**Exercise prompt**
Return each line of the data below exactly, omitting any pictures.

**Supplied information**
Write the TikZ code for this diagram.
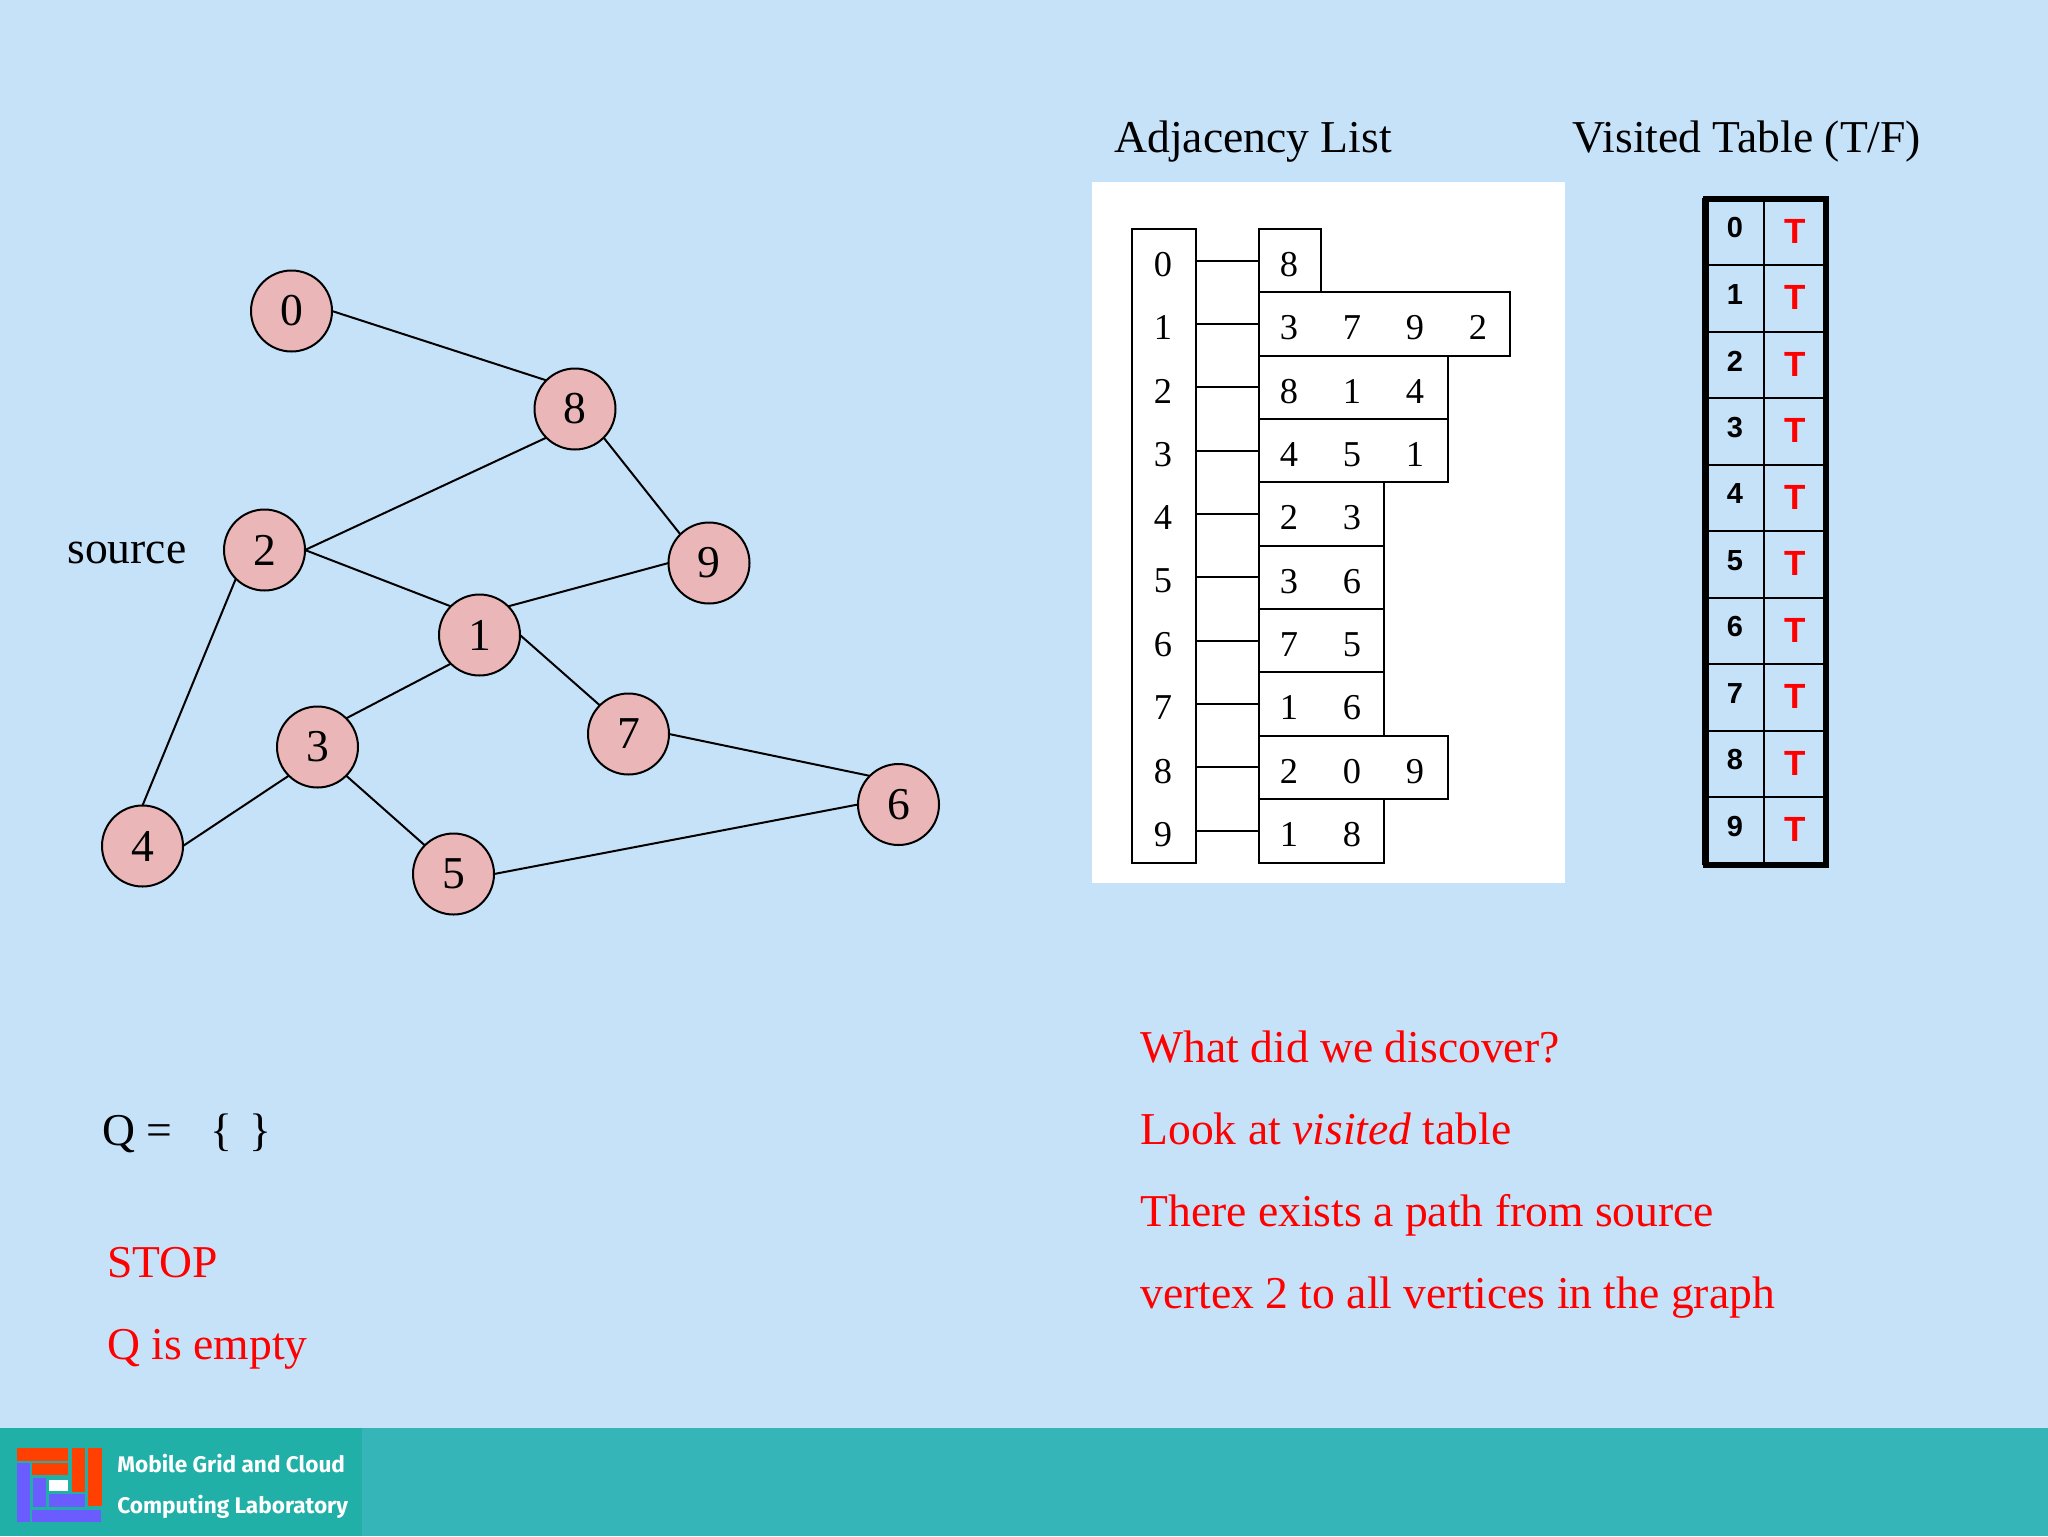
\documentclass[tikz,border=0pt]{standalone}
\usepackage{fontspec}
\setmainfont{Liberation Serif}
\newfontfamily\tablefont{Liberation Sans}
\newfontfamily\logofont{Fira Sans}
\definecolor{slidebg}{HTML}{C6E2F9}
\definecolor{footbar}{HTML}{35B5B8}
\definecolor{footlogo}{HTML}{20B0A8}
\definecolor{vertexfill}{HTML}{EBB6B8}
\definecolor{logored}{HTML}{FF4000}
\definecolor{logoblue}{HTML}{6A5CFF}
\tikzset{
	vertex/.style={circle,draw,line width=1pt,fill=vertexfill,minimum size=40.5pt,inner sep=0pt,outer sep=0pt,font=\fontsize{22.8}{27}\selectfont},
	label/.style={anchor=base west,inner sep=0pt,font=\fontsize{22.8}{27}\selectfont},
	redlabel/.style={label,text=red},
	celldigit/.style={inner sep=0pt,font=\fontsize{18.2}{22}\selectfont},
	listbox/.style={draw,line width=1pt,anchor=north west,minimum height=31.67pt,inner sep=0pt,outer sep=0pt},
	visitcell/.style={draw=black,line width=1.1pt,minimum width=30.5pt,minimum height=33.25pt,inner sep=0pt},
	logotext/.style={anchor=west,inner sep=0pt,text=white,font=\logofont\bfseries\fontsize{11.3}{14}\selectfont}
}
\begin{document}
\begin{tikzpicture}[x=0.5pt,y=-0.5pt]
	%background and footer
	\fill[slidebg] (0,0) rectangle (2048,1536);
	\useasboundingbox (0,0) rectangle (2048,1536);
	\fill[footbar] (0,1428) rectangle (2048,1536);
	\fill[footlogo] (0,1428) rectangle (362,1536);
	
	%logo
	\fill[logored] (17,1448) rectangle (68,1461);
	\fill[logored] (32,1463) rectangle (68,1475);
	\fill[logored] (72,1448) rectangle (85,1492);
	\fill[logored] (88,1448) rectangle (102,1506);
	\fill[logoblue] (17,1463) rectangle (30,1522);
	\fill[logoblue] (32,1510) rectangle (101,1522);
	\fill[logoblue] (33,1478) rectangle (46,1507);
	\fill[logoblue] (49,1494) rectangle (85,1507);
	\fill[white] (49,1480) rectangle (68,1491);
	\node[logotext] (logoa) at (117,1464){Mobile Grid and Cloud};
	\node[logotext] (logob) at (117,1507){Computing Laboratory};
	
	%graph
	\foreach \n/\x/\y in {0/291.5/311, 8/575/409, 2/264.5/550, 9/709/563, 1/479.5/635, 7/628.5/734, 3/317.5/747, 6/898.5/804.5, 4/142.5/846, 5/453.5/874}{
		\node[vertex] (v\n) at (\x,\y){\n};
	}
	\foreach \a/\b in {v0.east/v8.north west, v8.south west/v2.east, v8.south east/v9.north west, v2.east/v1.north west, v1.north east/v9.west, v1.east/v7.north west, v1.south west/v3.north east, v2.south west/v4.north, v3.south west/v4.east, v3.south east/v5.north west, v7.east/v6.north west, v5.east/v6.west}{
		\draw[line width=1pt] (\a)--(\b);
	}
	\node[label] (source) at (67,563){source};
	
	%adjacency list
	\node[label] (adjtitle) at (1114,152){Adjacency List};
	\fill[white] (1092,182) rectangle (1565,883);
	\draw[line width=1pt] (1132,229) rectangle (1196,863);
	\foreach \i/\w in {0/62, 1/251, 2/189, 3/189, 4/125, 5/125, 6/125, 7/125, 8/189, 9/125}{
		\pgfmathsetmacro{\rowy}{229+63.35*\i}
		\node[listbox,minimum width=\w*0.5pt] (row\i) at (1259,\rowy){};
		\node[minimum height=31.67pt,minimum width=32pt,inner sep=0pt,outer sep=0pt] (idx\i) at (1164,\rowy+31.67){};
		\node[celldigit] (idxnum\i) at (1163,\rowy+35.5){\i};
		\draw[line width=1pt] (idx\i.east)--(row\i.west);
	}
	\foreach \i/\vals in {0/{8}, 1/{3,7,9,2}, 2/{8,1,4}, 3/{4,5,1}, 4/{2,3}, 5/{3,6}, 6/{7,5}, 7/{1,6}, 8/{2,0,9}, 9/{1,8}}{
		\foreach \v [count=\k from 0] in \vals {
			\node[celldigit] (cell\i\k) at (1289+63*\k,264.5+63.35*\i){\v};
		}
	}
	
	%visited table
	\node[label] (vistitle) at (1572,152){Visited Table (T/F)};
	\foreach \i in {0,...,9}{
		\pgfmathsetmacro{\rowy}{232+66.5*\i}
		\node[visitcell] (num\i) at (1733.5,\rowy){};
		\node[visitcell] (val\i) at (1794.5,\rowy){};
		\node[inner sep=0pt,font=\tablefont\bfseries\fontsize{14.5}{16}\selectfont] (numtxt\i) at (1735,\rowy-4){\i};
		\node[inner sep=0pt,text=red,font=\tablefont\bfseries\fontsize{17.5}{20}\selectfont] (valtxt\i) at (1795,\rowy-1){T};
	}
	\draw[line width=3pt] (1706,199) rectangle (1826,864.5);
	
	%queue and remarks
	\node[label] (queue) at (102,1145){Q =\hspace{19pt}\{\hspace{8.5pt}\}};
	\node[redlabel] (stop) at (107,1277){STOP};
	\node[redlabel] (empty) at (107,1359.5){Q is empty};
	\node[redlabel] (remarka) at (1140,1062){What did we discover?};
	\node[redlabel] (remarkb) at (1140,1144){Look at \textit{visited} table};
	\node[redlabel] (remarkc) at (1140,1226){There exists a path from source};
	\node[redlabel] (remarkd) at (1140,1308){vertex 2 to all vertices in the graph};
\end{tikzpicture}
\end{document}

**Response to this task**
Write the TikZ code for this diagram.
\documentclass[tikz,border=0pt]{standalone}
\usepackage{fontspec}
\setmainfont{Liberation Serif}
\newfontfamily\tablefont{Liberation Sans}
\newfontfamily\logofont{Fira Sans}
\definecolor{slidebg}{HTML}{C6E2F9}
\definecolor{footbar}{HTML}{35B5B8}
\definecolor{footlogo}{HTML}{20B0A8}
\definecolor{vertexfill}{HTML}{EBB6B8}
\definecolor{logored}{HTML}{FF4000}
\definecolor{logoblue}{HTML}{6A5CFF}
\tikzset{
	vertex/.style={circle,draw,line width=1pt,fill=vertexfill,minimum size=40.5pt,inner sep=0pt,outer sep=0pt,font=\fontsize{22.8}{27}\selectfont},
	label/.style={anchor=base west,inner sep=0pt,font=\fontsize{22.8}{27}\selectfont},
	redlabel/.style={label,text=red},
	celldigit/.style={inner sep=0pt,font=\fontsize{18.2}{22}\selectfont},
	listbox/.style={draw,line width=1pt,anchor=north west,minimum height=31.67pt,inner sep=0pt,outer sep=0pt},
	visitcell/.style={draw=black,line width=1.1pt,minimum width=30.5pt,minimum height=33.25pt,inner sep=0pt},
	logotext/.style={anchor=west,inner sep=0pt,text=white,font=\logofont\bfseries\fontsize{11.3}{14}\selectfont}
}
\begin{document}
\begin{tikzpicture}[x=0.5pt,y=-0.5pt]
	%background and footer
	\fill[slidebg] (0,0) rectangle (2048,1536);
	\useasboundingbox (0,0) rectangle (2048,1536);
	\fill[footbar] (0,1428) rectangle (2048,1536);
	\fill[footlogo] (0,1428) rectangle (362,1536);
	
	%logo
	\fill[logored] (17,1448) rectangle (68,1461);
	\fill[logored] (32,1463) rectangle (68,1475);
	\fill[logored] (72,1448) rectangle (85,1492);
	\fill[logored] (88,1448) rectangle (102,1506);
	\fill[logoblue] (17,1463) rectangle (30,1522);
	\fill[logoblue] (32,1510) rectangle (101,1522);
	\fill[logoblue] (33,1478) rectangle (46,1507);
	\fill[logoblue] (49,1494) rectangle (85,1507);
	\fill[white] (49,1480) rectangle (68,1491);
	\node[logotext] (logoa) at (117,1464){Mobile Grid and Cloud};
	\node[logotext] (logob) at (117,1507){Computing Laboratory};
	
	%graph
	\foreach \n/\x/\y in {0/291.5/311, 8/575/409, 2/264.5/550, 9/709/563, 1/479.5/635, 7/628.5/734, 3/317.5/747, 6/898.5/804.5, 4/142.5/846, 5/453.5/874}{
		\node[vertex] (v\n) at (\x,\y){\n};
	}
	\foreach \a/\b in {v0.east/v8.north west, v8.south west/v2.east, v8.south east/v9.north west, v2.east/v1.north west, v1.north east/v9.west, v1.east/v7.north west, v1.south west/v3.north east, v2.south west/v4.north, v3.south west/v4.east, v3.south east/v5.north west, v7.east/v6.north west, v5.east/v6.west}{
		\draw[line width=1pt] (\a)--(\b);
	}
	\node[label] (source) at (67,563){source};
	
	%adjacency list
	\node[label] (adjtitle) at (1114,152){Adjacency List};
	\fill[white] (1092,182) rectangle (1565,883);
	\draw[line width=1pt] (1132,229) rectangle (1196,863);
	\foreach \i/\w in {0/62, 1/251, 2/189, 3/189, 4/125, 5/125, 6/125, 7/125, 8/189, 9/125}{
		\pgfmathsetmacro{\rowy}{229+63.35*\i}
		\node[listbox,minimum width=\w*0.5pt] (row\i) at (1259,\rowy){};
		\node[minimum height=31.67pt,minimum width=32pt,inner sep=0pt,outer sep=0pt] (idx\i) at (1164,\rowy+31.67){};
		\node[celldigit] (idxnum\i) at (1163,\rowy+35.5){\i};
		\draw[line width=1pt] (idx\i.east)--(row\i.west);
	}
	\foreach \i/\vals in {0/{8}, 1/{3,7,9,2}, 2/{8,1,4}, 3/{4,5,1}, 4/{2,3}, 5/{3,6}, 6/{7,5}, 7/{1,6}, 8/{2,0,9}, 9/{1,8}}{
		\foreach \v [count=\k from 0] in \vals {
			\node[celldigit] (cell\i\k) at (1289+63*\k,264.5+63.35*\i){\v};
		}
	}
	
	%visited table
	\node[label] (vistitle) at (1572,152){Visited Table (T/F)};
	\foreach \i in {0,...,9}{
		\pgfmathsetmacro{\rowy}{232+66.5*\i}
		\node[visitcell] (num\i) at (1733.5,\rowy){};
		\node[visitcell] (val\i) at (1794.5,\rowy){};
		\node[inner sep=0pt,font=\tablefont\bfseries\fontsize{14.5}{16}\selectfont] (numtxt\i) at (1735,\rowy-4){\i};
		\node[inner sep=0pt,text=red,font=\tablefont\bfseries\fontsize{17.5}{20}\selectfont] (valtxt\i) at (1795,\rowy-1){T};
	}
	\draw[line width=3pt] (1706,199) rectangle (1826,864.5);
	
	%queue and remarks
	\node[label] (queue) at (102,1145){Q =\hspace{19pt}\{\hspace{8.5pt}\}};
	\node[redlabel] (stop) at (107,1277){STOP};
	\node[redlabel] (empty) at (107,1359.5){Q is empty};
	\node[redlabel] (remarka) at (1140,1062){What did we discover?};
	\node[redlabel] (remarkb) at (1140,1144){Look at \textit{visited} table};
	\node[redlabel] (remarkc) at (1140,1226){There exists a path from source};
	\node[redlabel] (remarkd) at (1140,1308){vertex 2 to all vertices in the graph};
\end{tikzpicture}
\end{document}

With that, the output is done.